■ MATERIAL SHOWN ■
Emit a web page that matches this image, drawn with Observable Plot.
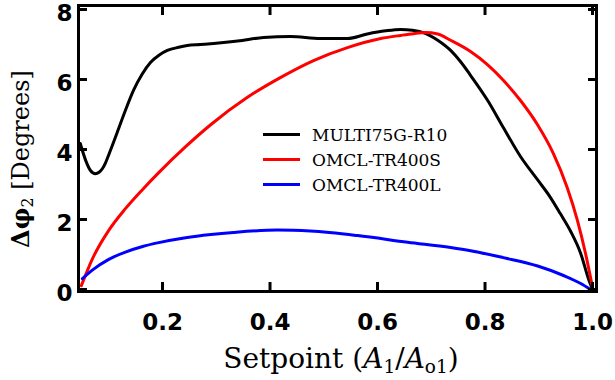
<!DOCTYPE html>
<html>
<head>
<meta charset="utf-8">
<script src="https://cdn.jsdelivr.net/npm/d3@7"></script>
<script src="https://cdn.jsdelivr.net/npm/@observablehq/plot@0.6"></script>
<style>
  html, body { margin: 0; padding: 0; background: #fff; }
  #wrap { position: relative; width: 615px; height: 380px; overflow: hidden; }
  #wrap svg { position: absolute; left: 0; top: 0; }
  .serif { font-family: "DejaVu Serif", serif; color: #000; }
  #xtitle { position: absolute; left: 341px; top: 358px; transform: translate(-50%, -50%); white-space: nowrap; font-size: 28px; }
  #ytitle { position: absolute; left: 20px; top: 159px; transform: translate(-50%, -50%) rotate(-90deg); white-space: nowrap; font-size: 24px; }
  #legend { position: absolute; left: 263px; top: 122px; font-size: 17px; }
  .lrow { display: flex; align-items: center; height: 25px; }
  .lline { width: 37px; height: 3px; margin-right: 12px; }
  sub { font-size: 0.66em; vertical-align: -0.28em; line-height: 0; }
</style>
</head>
<body>
<div id="wrap"></div>
<script>
// ---- data ----
const seriesNames = ["MULTI75G-R10", "OMCL-TR400S", "OMCL-TR400L"];
const seriesColors = ["#000000", "#ff0000", "#0000ff"];

const blackX = [0.047, 0.057, 0.066, 0.075, 0.082, 0.088, 0.094, 0.100, 0.108, 0.116, 0.130, 0.146, 0.162, 0.178, 0.194, 0.209, 0.230, 0.246, 0.270, 0.295, 0.340, 0.388, 0.438, 0.494, 0.544, 0.581, 0.615, 0.643, 0.665, 0.689, 0.712, 0.736, 0.755, 0.773, 0.805, 0.834, 0.866, 0.898, 0.920, 0.940, 0.959, 0.978, 0.993, 1.000];
const blackY = [4.17, 3.69, 3.40, 3.31, 3.35, 3.45, 3.62, 3.85, 4.17, 4.50, 5.08, 5.69, 6.15, 6.49, 6.70, 6.83, 6.92, 6.97, 7.00, 7.03, 7.10, 7.20, 7.23, 7.17, 7.17, 7.30, 7.39, 7.43, 7.41, 7.32, 7.12, 6.83, 6.50, 6.12, 5.40, 4.63, 3.80, 3.13, 2.67, 2.17, 1.67, 1.03, 0.28, 0.00];

const redX = [0.049, 0.070, 0.100, 0.131, 0.163, 0.193, 0.243, 0.289, 0.358, 0.420, 0.481, 0.544, 0.606, 0.643, 0.667, 0.689, 0.712, 0.736, 0.773, 0.805, 0.834, 0.866, 0.898, 0.927, 0.953, 0.972, 0.987, 1.000];
const redY = [0.11, 0.89, 1.69, 2.31, 2.86, 3.34, 4.08, 4.70, 5.49, 6.06, 6.54, 6.91, 7.17, 7.26, 7.31, 7.34, 7.30, 7.12, 6.80, 6.42, 5.98, 5.40, 4.70, 3.89, 2.91, 1.97, 1.03, 0.06];

const blueX = [0.051, 0.070, 0.100, 0.131, 0.163, 0.193, 0.243, 0.290, 0.332, 0.414, 0.475, 0.563, 0.656, 0.736, 0.773, 0.834, 0.898, 0.946, 0.978, 0.996];
const blueY = [0.31, 0.56, 0.86, 1.07, 1.23, 1.34, 1.48, 1.57, 1.63, 1.70, 1.67, 1.54, 1.35, 1.20, 1.11, 0.91, 0.67, 0.40, 0.17, 0.00];

const xTicks = [0.2, 0.4, 0.6, 0.8, 1.0];
const yTicks = [0, 2, 4, 6, 8];
const xTickLabels = ["0.2", "0.4", "0.6", "0.8", "1.0"];
const yTickLabels = ["0", "2", "4", "6", "8"];

// ---- build table ----
const rows = [];
[[blackX, blackY], [redX, redY], [blueX, blueY]].forEach(([xs, ys], k) => {
  xs.forEach((x, i) => rows.push({series: seriesNames[k], x, y: ys[i]}));
});

const tickFont = {fontSize: 23, fontWeight: "bold", fontFamily: "DejaVu Sans"};

const chart = Plot.plot({
  width: 615,
  height: 380,
  marginLeft: 78,
  marginRight: 19,
  marginTop: 5,
  marginBottom: 89,
  style: {background: "transparent", color: "black", overflow: "visible"},
  x: {domain: [0.0437, 1.0074]},
  y: {domain: [-0.057, 8.114]},
  color: {domain: seriesNames, range: seriesColors},
  marks: [
    Plot.line(rows, {x: "x", y: "y", z: "series", stroke: "series", strokeWidth: 3, curve: "monotone-x"}),
    Plot.frame({stroke: "black", strokeWidth: 3}),
    Plot.axisX(xTicks, {anchor: "bottom", tickSize: -9, strokeWidth: 3, tickFormat: () => "", label: null}),
    Plot.axisX(xTicks, {anchor: "top", tickSize: -9, strokeWidth: 3, tickFormat: () => "", label: null}),
    Plot.axisY(yTicks, {anchor: "left", tickSize: -9, strokeWidth: 3, tickFormat: () => "", label: null}),
    Plot.axisY(yTicks, {anchor: "right", tickSize: -9, strokeWidth: 3, tickFormat: () => "", label: null}),
    Plot.axisX(xTicks, {anchor: "bottom", tickSize: 0, tickPadding: 22, tickFormat: (d, i) => xTickLabels[i], label: null, ...tickFont}),
    Plot.axisY(yTicks, {anchor: "left", tickSize: 0, tickPadding: 6, dy: 4, tickFormat: (d, i) => yTickLabels[i], label: null, ...tickFont})
  ]
});

const wrap = document.getElementById("wrap");
wrap.appendChild(chart);

// titles
const xt = document.createElement("div");
xt.id = "xtitle"; xt.className = "serif";
xt.innerHTML = 'Setpoint (<i>A</i><sub>1</sub>/<i>A</i><sub>o1</sub>)';
wrap.appendChild(xt);

const yt = document.createElement("div");
yt.id = "ytitle"; yt.className = "serif";
yt.innerHTML = '<b>Δφ</b><sub>2</sub> [Degrees]';
wrap.appendChild(yt);

// legend
const lg = document.createElement("div");
lg.id = "legend"; lg.className = "serif";
seriesNames.forEach((name, i) => {
  const r = document.createElement("div");
  r.className = "lrow";
  r.innerHTML = `<span class="lline" style="background:${seriesColors[i]}"></span><span>${name}</span>`;
  lg.appendChild(r);
});
wrap.appendChild(lg);
</script>
</body>
</html>
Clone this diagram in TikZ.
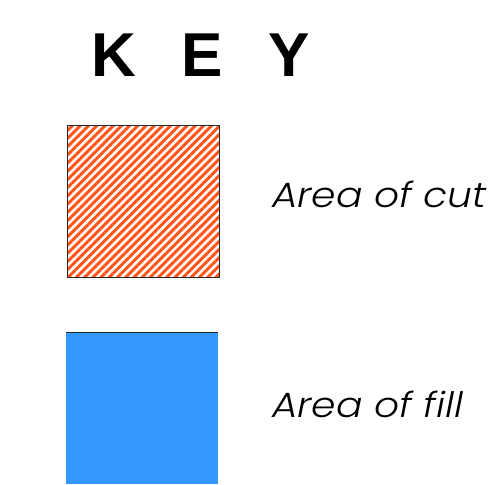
\documentclass[tikz,border=0pt]{standalone}
\usepackage{fontspec}
\setmainfont{Liberation Sans}
\newfontfamily\labelfont{Poppins Light Italic}[FakeStretch=1.12]
\usepackage{xcolor}
\usepackage{tikz}
\usetikzlibrary{positioning,patterns.meta}
\definecolor{cutorange}{RGB}{255, 85, 25}
\definecolor{fillblue}{RGB}{51, 153, 255}
\definecolor{edgegrey}{RGB}{40, 40, 40}

\begin{document}
\begin{tikzpicture}[x=1pt, y=-1pt,
    keybox/.style={rectangle, inner sep=0pt, minimum width=152pt, minimum height=152pt, anchor=north west},
    keylabel/.style={anchor=base west, inner sep=0pt, font=\labelfont\fontsize{35}{40}\selectfont}]
    \useasboundingbox (0,0) rectangle (488,485);
    % Title
    \node [anchor=base west, inner sep=0pt, font=\bfseries\fontsize{62}{70}\selectfont] (title) at (91,76) {K\hspace{46pt}E\hspace{45pt}Y};
    % Key boxes
    \node [keybox, draw=edgegrey, line width=0.6pt, fill=white, pattern={Lines[angle=45, distance=5.8pt, line width=3pt]}, pattern color=cutorange] (cutbox) at (66,124) {};
    \node [keybox, fill=fillblue] (fillbox) at (66,332) {};
    \draw [edgegrey, line width=0.8pt] (fillbox.north west) -- (fillbox.north east);
    % Labels
    \node [keylabel] (cutlabel) at (272,207) {Area of cut};
    \node [keylabel] (filllabel) at (272,417) {Area of fill};
\end{tikzpicture}
\end{document}
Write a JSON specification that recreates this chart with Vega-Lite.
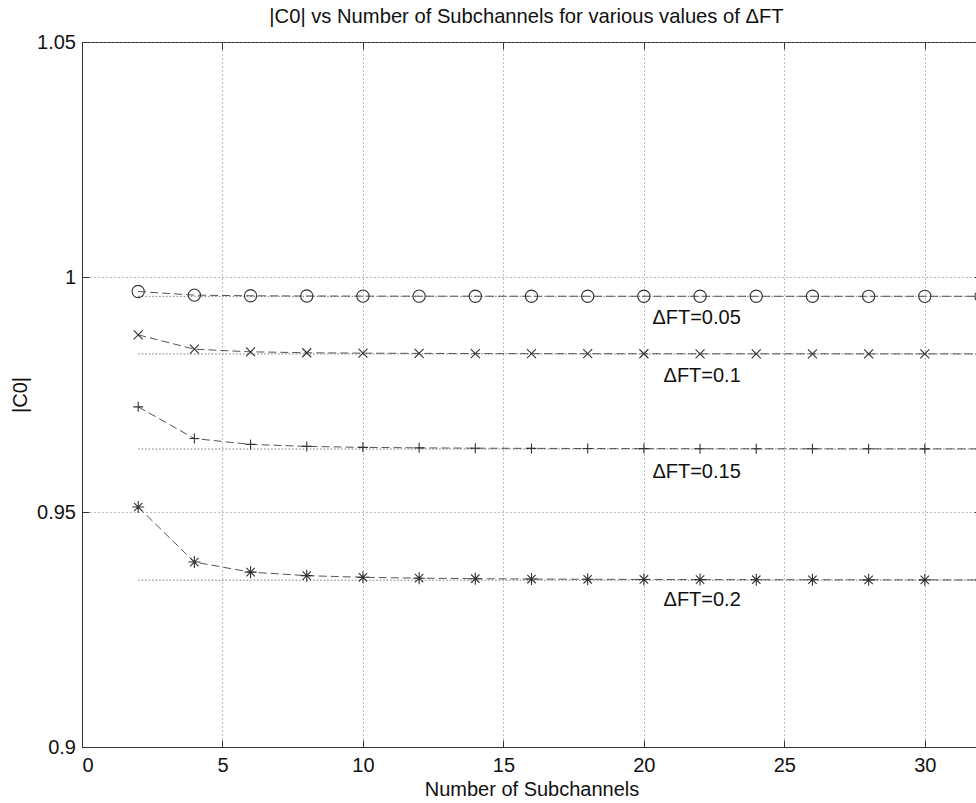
{
  "$schema": "https://vega.github.io/schema/vega-lite/v6.json",
  "width": 899,
  "height": 705,
  "autosize": "none",
  "padding": {"left": 82, "top": 42, "right": 0, "bottom": 56},
  "background": "white",
  "config": {
    "font": "Liberation Sans",
    "view": {"stroke": "#333", "strokeWidth": 1},
    "axis": {
      "labelFont": "Liberation Sans",
      "titleFont": "Liberation Sans",
      "labelFontSize": 20,
      "titleFontSize": 20,
      "labelColor": "#111",
      "titleColor": "#111",
      "titleFontWeight": "normal",
      "domainColor": "#333",
      "tickColor": "#333",
      "gridColor": "#777",
      "gridDash": [1, 3],
      "gridOpacity": 1,
      "gridWidth": 1
    }
  },
  "title": {
    "text": "|C0| vs Number of Subchannels for various values of ΔFT",
    "fontSize": 20.2,
    "fontWeight": "normal",
    "font": "Liberation Sans",
    "color": "#111",
    "offset": 5,
    "dx": -5
  },
  "datasets": {
    "curves": [
      {"eps": 0.05, "N": 2, "C0": 0.996917},
      {"eps": 0.05, "N": 4, "C0": 0.996144},
      {"eps": 0.05, "N": 6, "C0": 0.996002},
      {"eps": 0.05, "N": 8, "C0": 0.995952},
      {"eps": 0.05, "N": 10, "C0": 0.995929},
      {"eps": 0.05, "N": 12, "C0": 0.995916},
      {"eps": 0.05, "N": 14, "C0": 0.995909},
      {"eps": 0.05, "N": 16, "C0": 0.995904},
      {"eps": 0.05, "N": 18, "C0": 0.995901},
      {"eps": 0.05, "N": 20, "C0": 0.995898},
      {"eps": 0.05, "N": 22, "C0": 0.995896},
      {"eps": 0.05, "N": 24, "C0": 0.995895},
      {"eps": 0.05, "N": 26, "C0": 0.995894},
      {"eps": 0.05, "N": 28, "C0": 0.995893},
      {"eps": 0.05, "N": 30, "C0": 0.995893},
      {"eps": 0.05, "N": 32, "C0": 0.995892},
      {"eps": 0.1, "N": 2, "C0": 0.987688},
      {"eps": 0.1, "N": 4, "C0": 0.984646},
      {"eps": 0.1, "N": 6, "C0": 0.984081},
      {"eps": 0.1, "N": 8, "C0": 0.983885},
      {"eps": 0.1, "N": 10, "C0": 0.983794},
      {"eps": 0.1, "N": 12, "C0": 0.983744},
      {"eps": 0.1, "N": 14, "C0": 0.983715},
      {"eps": 0.1, "N": 16, "C0": 0.983695},
      {"eps": 0.1, "N": 18, "C0": 0.983682},
      {"eps": 0.1, "N": 20, "C0": 0.983672},
      {"eps": 0.1, "N": 22, "C0": 0.983665},
      {"eps": 0.1, "N": 24, "C0": 0.98366},
      {"eps": 0.1, "N": 26, "C0": 0.983656},
      {"eps": 0.1, "N": 28, "C0": 0.983653},
      {"eps": 0.1, "N": 30, "C0": 0.98365},
      {"eps": 0.1, "N": 32, "C0": 0.983648},
      {"eps": 0.15, "N": 2, "C0": 0.97237},
      {"eps": 0.15, "N": 4, "C0": 0.965629},
      {"eps": 0.15, "N": 6, "C0": 0.964387},
      {"eps": 0.15, "N": 8, "C0": 0.963953},
      {"eps": 0.15, "N": 10, "C0": 0.963753},
      {"eps": 0.15, "N": 12, "C0": 0.963645},
      {"eps": 0.15, "N": 14, "C0": 0.963579},
      {"eps": 0.15, "N": 16, "C0": 0.963536},
      {"eps": 0.15, "N": 18, "C0": 0.963507},
      {"eps": 0.15, "N": 20, "C0": 0.963486},
      {"eps": 0.15, "N": 22, "C0": 0.963471},
      {"eps": 0.15, "N": 24, "C0": 0.963459},
      {"eps": 0.15, "N": 26, "C0": 0.96345},
      {"eps": 0.15, "N": 28, "C0": 0.963442},
      {"eps": 0.15, "N": 30, "C0": 0.963437},
      {"eps": 0.15, "N": 32, "C0": 0.963432},
      {"eps": 0.2, "N": 2, "C0": 0.951057},
      {"eps": 0.2, "N": 4, "C0": 0.939347},
      {"eps": 0.2, "N": 6, "C0": 0.937205},
      {"eps": 0.2, "N": 8, "C0": 0.936456},
      {"eps": 0.2, "N": 10, "C0": 0.936109},
      {"eps": 0.2, "N": 12, "C0": 0.93592},
      {"eps": 0.2, "N": 14, "C0": 0.935807},
      {"eps": 0.2, "N": 16, "C0": 0.935734},
      {"eps": 0.2, "N": 18, "C0": 0.935683},
      {"eps": 0.2, "N": 20, "C0": 0.935647},
      {"eps": 0.2, "N": 22, "C0": 0.935616},
      {"eps": 0.2, "N": 24, "C0": 0.935596},
      {"eps": 0.2, "N": 26, "C0": 0.93558},
      {"eps": 0.2, "N": 28, "C0": 0.935567},
      {"eps": 0.2, "N": 30, "C0": 0.935557},
      {"eps": 0.2, "N": 32, "C0": 0.935549}
    ],
    "limits": [
      {"eps": 0.05, "N": 2, "C0": 0.995888},
      {"eps": 0.05, "N": 32, "C0": 0.995888},
      {"eps": 0.1, "N": 2, "C0": 0.983632},
      {"eps": 0.1, "N": 32, "C0": 0.983632},
      {"eps": 0.15, "N": 2, "C0": 0.963397},
      {"eps": 0.15, "N": 32, "C0": 0.963397},
      {"eps": 0.2, "N": 2, "C0": 0.935489},
      {"eps": 0.2, "N": 32, "C0": 0.935489}
    ],
    "labels": [
      {"label": "ΔFT=0.05", "N": 23.45, "C0": 0.9913},
      {"label": "ΔFT=0.1", "N": 23.45, "C0": 0.979},
      {"label": "ΔFT=0.15", "N": 23.45, "C0": 0.9586},
      {"label": "ΔFT=0.2", "N": 23.45, "C0": 0.9313}
    ]
  },
  "layer": [
    {
      "data": {"name": "limits"},
      "mark": {"type": "line", "color": "#777", "strokeWidth": 1, "strokeDash": [1.5, 2]},
      "encoding": {
        "x": {
          "field": "N", "type": "quantitative",
          "scale": {"domain": [0, 32], "nice": false, "zero": false},
          "axis": {
            "orient": "bottom",
            "values": [0, 5, 10, 15, 20, 25, 30],
            "grid": true,
            "tickSize": -7,
            "labelPadding": 15,
            "title": "Number of Subchannels",
            "titlePadding": 4
          }
        },
        "y": {
          "field": "C0", "type": "quantitative",
          "scale": {"domain": [0.9, 1.05], "nice": false, "zero": false},
          "axis": {
            "orient": "left",
            "values": [0.9, 0.95, 1, 1.05],
            "format": "~g",
            "grid": true,
            "tickSize": -7,
            "labelPadding": 13.5,
            "title": "|C0|",
            "titlePadding": 6
          }
        },
        "detail": {"field": "eps", "type": "nominal"}
      }
    },
    {
      "data": {"name": "curves"},
      "mark": {"type": "line", "color": "#555", "strokeWidth": 1, "strokeDash": [8, 4]},
      "encoding": {
        "x": {"field": "N", "type": "quantitative", "axis": null},
        "y": {"field": "C0", "type": "quantitative", "axis": null},
        "detail": {"field": "eps", "type": "nominal"}
      }
    },
    {
      "data": {"name": "curves"},
      "mark": {"type": "point", "filled": false, "stroke": "#333", "strokeWidth": 1.1, "opacity": 1},
      "encoding": {
        "x": {"field": "N", "type": "quantitative", "axis": null},
        "y": {"field": "C0", "type": "quantitative", "axis": null},
        "shape": {
          "field": "eps", "type": "nominal",
          "scale": {
            "domain": [0.05, 0.1, 0.15, 0.2],
            "range": ["circle", "M-1,-1L1,1M-1,1L1,-1", "M-1,0L1,0M0,-1L0,1", "M-1,0L1,0M0,-1L0,1M-0.7,-0.7L0.7,0.7M-0.7,0.7L0.7,-0.7"]
          },
          "legend": null
        },
        "size": {
          "field": "eps", "type": "nominal",
          "scale": {"type": "ordinal", "domain": [0.05, 0.1, 0.15, 0.2], "range": [150, 81, 100, 144]},
          "legend": null
        }
      }
    },
    {
      "data": {"name": "labels"},
      "mark": {"type": "text", "align": "right", "baseline": "middle", "fontSize": 20, "font": "Liberation Sans", "color": "#111"},
      "encoding": {
        "x": {"field": "N", "type": "quantitative", "axis": null},
        "y": {"field": "C0", "type": "quantitative", "axis": null},
        "text": {"field": "label", "type": "nominal"}
      }
    },
    {
      "data": {"name": "limits"},
      "mark": {"type": "point", "opacity": 0},
      "encoding": {
        "x": {
          "field": "N", "type": "quantitative",
          "axis": {"orient": "top", "values": [0, 5, 10, 15, 20, 25, 30], "labels": false, "title": null, "grid": false, "tickSize": -7, "domain": false}
        },
        "y": {
          "field": "C0", "type": "quantitative",
          "axis": {"orient": "right", "values": [0.9, 0.95, 1, 1.05], "labels": false, "title": null, "grid": false, "tickSize": -7, "domain": false}
        }
      }
    }
  ],
  "resolve": {"axis": {"x": "independent", "y": "independent"}}
}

■ TASK REQUIREMENTS ■
Print the entries as they stand, first line through the line holding "1.03, 0.28, 0.00];", with every picture removed.

■ RESULT BELOW ■
Emit a web page that matches this image, drawn with Observable Plot.
<!DOCTYPE html>
<html>
<head>
<meta charset="utf-8">
<script src="https://cdn.jsdelivr.net/npm/d3@7"></script>
<script src="https://cdn.jsdelivr.net/npm/@observablehq/plot@0.6"></script>
<style>
  html, body { margin: 0; padding: 0; background: #fff; }
  #wrap { position: relative; width: 615px; height: 380px; overflow: hidden; }
  #wrap svg { position: absolute; left: 0; top: 0; }
  .serif { font-family: "DejaVu Serif", serif; color: #000; }
  #xtitle { position: absolute; left: 341px; top: 358px; transform: translate(-50%, -50%); white-space: nowrap; font-size: 28px; }
  #ytitle { position: absolute; left: 20px; top: 159px; transform: translate(-50%, -50%) rotate(-90deg); white-space: nowrap; font-size: 24px; }
  #legend { position: absolute; left: 263px; top: 122px; font-size: 17px; }
  .lrow { display: flex; align-items: center; height: 25px; }
  .lline { width: 37px; height: 3px; margin-right: 12px; }
  sub { font-size: 0.66em; vertical-align: -0.28em; line-height: 0; }
</style>
</head>
<body>
<div id="wrap"></div>
<script>
// ---- data ----
const seriesNames = ["MULTI75G-R10", "OMCL-TR400S", "OMCL-TR400L"];
const seriesColors = ["#000000", "#ff0000", "#0000ff"];

const blackX = [0.047, 0.057, 0.066, 0.075, 0.082, 0.088, 0.094, 0.100, 0.108, 0.116, 0.130, 0.146, 0.162, 0.178, 0.194, 0.209, 0.230, 0.246, 0.270, 0.295, 0.340, 0.388, 0.438, 0.494, 0.544, 0.581, 0.615, 0.643, 0.665, 0.689, 0.712, 0.736, 0.755, 0.773, 0.805, 0.834, 0.866, 0.898, 0.920, 0.940, 0.959, 0.978, 0.993, 1.000];
const blackY = [4.17, 3.69, 3.40, 3.31, 3.35, 3.45, 3.62, 3.85, 4.17, 4.50, 5.08, 5.69, 6.15, 6.49, 6.70, 6.83, 6.92, 6.97, 7.00, 7.03, 7.10, 7.20, 7.23, 7.17, 7.17, 7.30, 7.39, 7.43, 7.41, 7.32, 7.12, 6.83, 6.50, 6.12, 5.40, 4.63, 3.80, 3.13, 2.67, 2.17, 1.67, 1.03, 0.28, 0.00];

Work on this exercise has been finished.